That is except with regard to a little noticed rule change in the handling of Qualified Longevity Annuity Contracts (QLAC) under divorce orders or separation agreements (which include both QDROs and DROs) under Section 202 of the Act. Though that Section’s increase in the QLAC limit to $200,000 (indexed) and the removal of the 25% account balance restriction have been widely reported, Section 202(b) is the term which is more likely to have widespread, institutional impact.
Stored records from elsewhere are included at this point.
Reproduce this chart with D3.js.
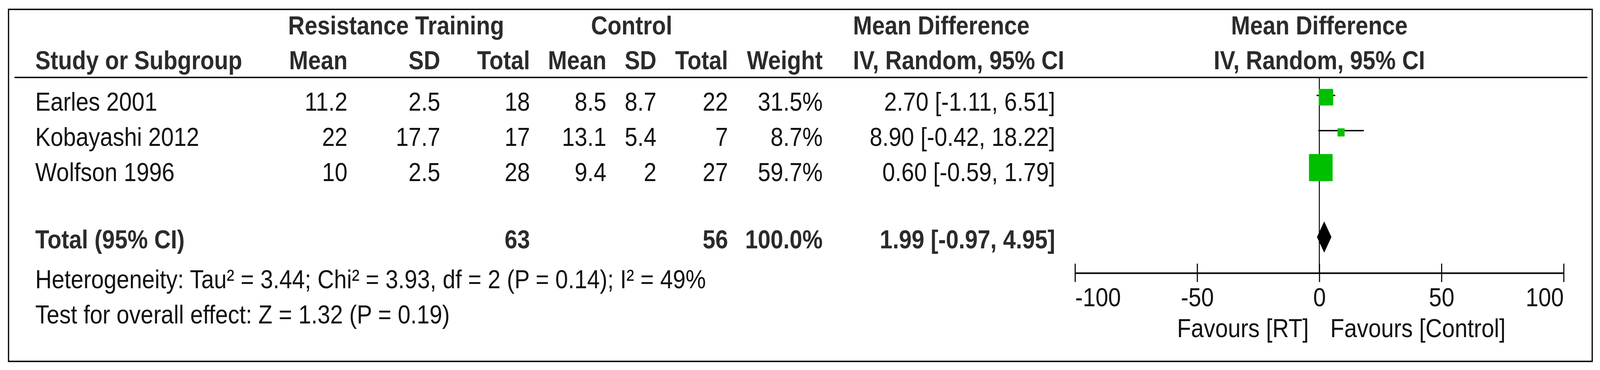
<!DOCTYPE html>
<html>
<head>
<meta charset="utf-8">
<script src="https://cdn.jsdelivr.net/npm/d3@7"></script>
<style>
  html, body { margin: 0; padding: 0; background: #fff; overflow: hidden; width: 100%; height: 100%; }
  #chart { width: 100vw; height: 100vh; }
  svg { display: block; width: 100vw; height: 100vh; }
  text { font-family: "Liberation Sans", Arial, Helvetica, sans-serif; }
</style>
</head>
<body>
<div id="chart"></div>
<script>
// ---------- data ----------
const studies   = ["Earles 2001", "Kobayashi 2012", "Wolfson 1996"];
const rtMean    = [11.2, 22, 10];
const rtSD      = [2.5, 17.7, 2.5];
const rtTotal   = [18, 17, 28];
const ctMean    = [8.5, 13.1, 9.4];
const ctSD      = [8.7, 5.4, 2];
const ctTotal   = [22, 7, 27];
const weights   = [31.5, 8.7, 59.7];
const mdValues  = [2.70, 8.90, 0.60];
const ciLow     = [-1.11, -0.42, -0.59];
const ciHigh    = [6.51, 18.22, 1.79];

const totalLabel  = "Total (95% CI)";
const totalRT     = 63;
const totalCT     = 56;
const totalWeight = 100.0;
const totalMD     = 1.99;
const totalLow    = -0.97;
const totalHigh   = 4.95;

const axisTicks   = [-100, -50, 0, 50, 100];
const heterogeneityText = "Heterogeneity: Tau\u00B2 = 3.44; Chi\u00B2 = 3.93, df = 2 (P = 0.14); I\u00B2 = 49%";
const overallText = "Test for overall effect: Z = 1.32 (P = 0.19)";
const favLeft  = "Favours [RT]";
const favRight = "Favours [Control]";

// ---------- layout ----------
const W = 4314, H = 946;
const SX = 0.92;                 // horizontal squeeze of the original figure
const X = v => v / SX;            // image px -> inner coordinates
const FS = 67;
const boldFill = "#2b2b2b", regFill = "#111";

const svg = d3.select("#chart").append("svg")
  .attr("viewBox", `0 0 ${W} ${H}`)
  .attr("preserveAspectRatio", "none");

const g = svg.append("g").attr("transform", `scale(${SX},1)`);

// outer frame
g.append("rect")
  .attr("x", X(23)).attr("y", 24)
  .attr("width", X(4293) - X(23)).attr("height", 900)
  .attr("fill", "none").attr("stroke", "#000").attr("stroke-width", 3.6);

// header rule
g.append("line")
  .attr("x1", X(39)).attr("x2", X(4280))
  .attr("y1", 198).attr("y2", 198)
  .attr("stroke", "#000").attr("stroke-width", 3.4);

// scales
const xs = d3.scaleLinear().domain([-100, 100]).range([X(2898.5), X(4216)]);
const rowBase = d3.scaleLinear().domain([0, 1]).range([283, 373]);
const sizeScale = d3.scaleLinear().domain([0, 100]).range([12.4, 107.7]);

// columns (right edges in image px)
const col = {
  study: X(95), rtMean: X(937), rtSD: X(1187), rtTotal: X(1429),
  ctMean: X(1635), ctSD: X(1770), ctTotal: X(1963), weight: X(2218),
  mdLeft: X(2300), mdRight: X(2845)
};

function txt(x, y, s, anchor, bold) {
  return g.append("text")
    .attr("x", x).attr("y", y)
    .attr("text-anchor", anchor)
    .attr("font-size", FS)
    .attr("font-weight", bold ? "bold" : "normal")
    .attr("fill", bold ? boldFill : regFill)
    .text(s);
}
const f2 = v => v.toFixed(2);          // keeps ASCII hyphen for negatives
const ciText = (m, l, h) => `${f2(m)} [${f2(l)}, ${f2(h)}]`;

// header row 1
txt(X(1068), 88, "Resistance Training", "middle", true);
txt(X(1703), 88, "Control", "middle", true);
txt(col.mdLeft, 88, "Mean Difference", "start", true);
txt(xs(0), 88, "Mean Difference", "middle", true);

// header row 2
txt(col.study, 177, "Study or Subgroup", "start", true);
txt(col.rtMean, 177, "Mean", "end", true);
txt(col.rtSD, 177, "SD", "end", true);
txt(col.rtTotal, 177, "Total", "end", true);
txt(col.ctMean, 177, "Mean", "end", true);
txt(col.ctSD, 177, "SD", "end", true);
txt(col.ctTotal, 177, "Total", "end", true);
txt(col.weight, 177, "Weight", "end", true);
txt(col.mdLeft, 177, "IV, Random, 95% CI", "start", true);
txt(xs(0), 177, "IV, Random, 95% CI", "middle", true);

// zero line
g.append("line")
  .attr("x1", xs(0)).attr("x2", xs(0))
  .attr("y1", 198).attr("y2", 698)
  .attr("stroke", "#000").attr("stroke-width", 2.8);

// study rows
studies.forEach((name, i) => {
  const by = rowBase(i);
  txt(col.study, by, name, "start", false);
  txt(col.rtMean, by, String(rtMean[i]), "end", false);
  txt(col.rtSD, by, String(rtSD[i]), "end", false);
  txt(col.rtTotal, by, String(rtTotal[i]), "end", false);
  txt(col.ctMean, by, String(ctMean[i]), "end", false);
  txt(col.ctSD, by, String(ctSD[i]), "end", false);
  txt(col.ctTotal, by, String(ctTotal[i]), "end", false);
  txt(col.weight, by, weights[i].toFixed(1) + "%", "end", false);
  txt(col.mdRight, by, ciText(mdValues[i], ciLow[i], ciHigh[i]), "end", false);

  const cy = by - 39;
  g.append("line")
    .attr("x1", xs(ciLow[i])).attr("x2", xs(ciHigh[i]))
    .attr("y1", cy).attr("y2", cy)
    .attr("stroke", "#000").attr("stroke-width", 3.6);
  const s = sizeScale(weights[i]);
  g.append("rect")
    .attr("x", xs(mdValues[i]) - s / 2)
    .attr("y", cy + 4.5 - s / 2)
    .attr("width", s).attr("height", s)
    .attr("fill", "#00BF00");
});

// total row
const ty = 635;
txt(col.study, ty, totalLabel, "start", true);
txt(col.rtTotal, ty, String(totalRT), "end", true);
txt(col.ctTotal, ty, String(totalCT), "end", true);
txt(col.weight, ty, totalWeight.toFixed(1) + "%", "end", true);
txt(col.mdRight, ty, ciText(totalMD, totalLow, totalHigh), "end", true);

const dy = 606, dh = 40;
g.append("polygon")
  .attr("points", [
    [xs(totalLow), dy], [xs(totalMD), dy - dh],
    [xs(totalHigh), dy], [xs(totalMD), dy + dh]
  ].map(p => p.join(",")).join(" "))
  .attr("fill", "#000");

// footer text
txt(col.study, 737, heterogeneityText, "start", false);
txt(col.study, 827, overallText, "start", false);

// axis
const axis = d3.axisBottom(xs).tickValues(axisTicks).tickSizeInner(23).tickSizeOuter(0)
  .tickFormat(d => String(d));
const ag = g.append("g").attr("transform", "translate(0,698)").call(axis);
ag.attr("font-size", FS);
ag.select(".domain").attr("stroke", "#000").attr("stroke-width", 3.8);
ag.selectAll(".tick line").attr("y1", -24).attr("y2", 23)
  .attr("stroke", "#000").attr("stroke-width", 3.2);
ag.selectAll(".tick text")
  .attr("y", 85).attr("dy", 0)
  .attr("font-size", FS)
  .attr("font-family", "'Liberation Sans', Arial, sans-serif")
  .attr("fill", regFill)
  .attr("text-anchor", (d, i) => i === 0 ? "start" : (i === axisTicks.length - 1 ? "end" : "middle"));

// favours labels
txt(xs(0) - X(28.5), 862, favLeft, "end", false);
txt(xs(0) + X(29.5), 862, favRight, "start", false);
</script>
</body>
</html>
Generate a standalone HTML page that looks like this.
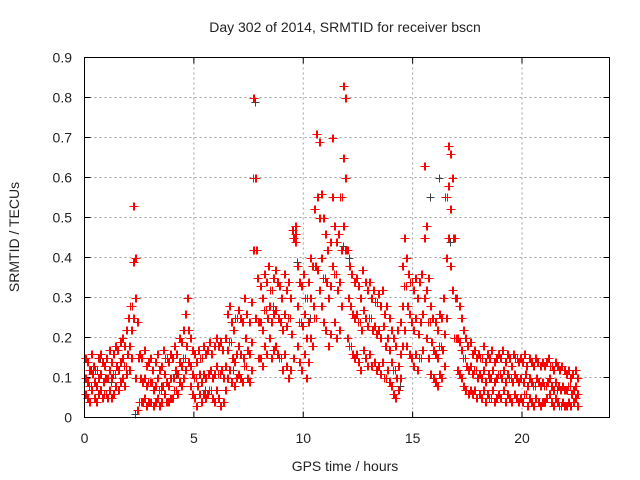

Sect. 202(b) actually does not make any statutory change to any of the Code’s or ERISA rules governing the distribution of a plan’s assets pursuant to divorce or separation orders, or other any such landmark modification. Instead, it instructs Treasury to amend its QLAC rules, which are obscurely found under Required Minimum Distribution applicable to DC plans which purchase annuities (Reg 1.401(a)(9)-6). The regs must be changed to reflect that if a QLAC is issued as a joint and survivor annuity (which it is required to be unless spousal consent is obtained, under plans to which such rules apply), and a divorce subsequently occurs prior to the date the annuity payments actually begin, the DRO “will not affect the permissibility of the joint and survivor annuity benefits” as long as that order:

• provides that the former spouse is entitled to the survivor benefits under the contract;
• provides that the former spouse is treated as a surviving spouse for purposes of the contract;
• does not modify the treatment of the former spouse as the beneficiary under the contract who is entitled to the survivor benefits; or
• does not modify the treatment of the former spouse as the measuring life for the survivor benefits under the contract.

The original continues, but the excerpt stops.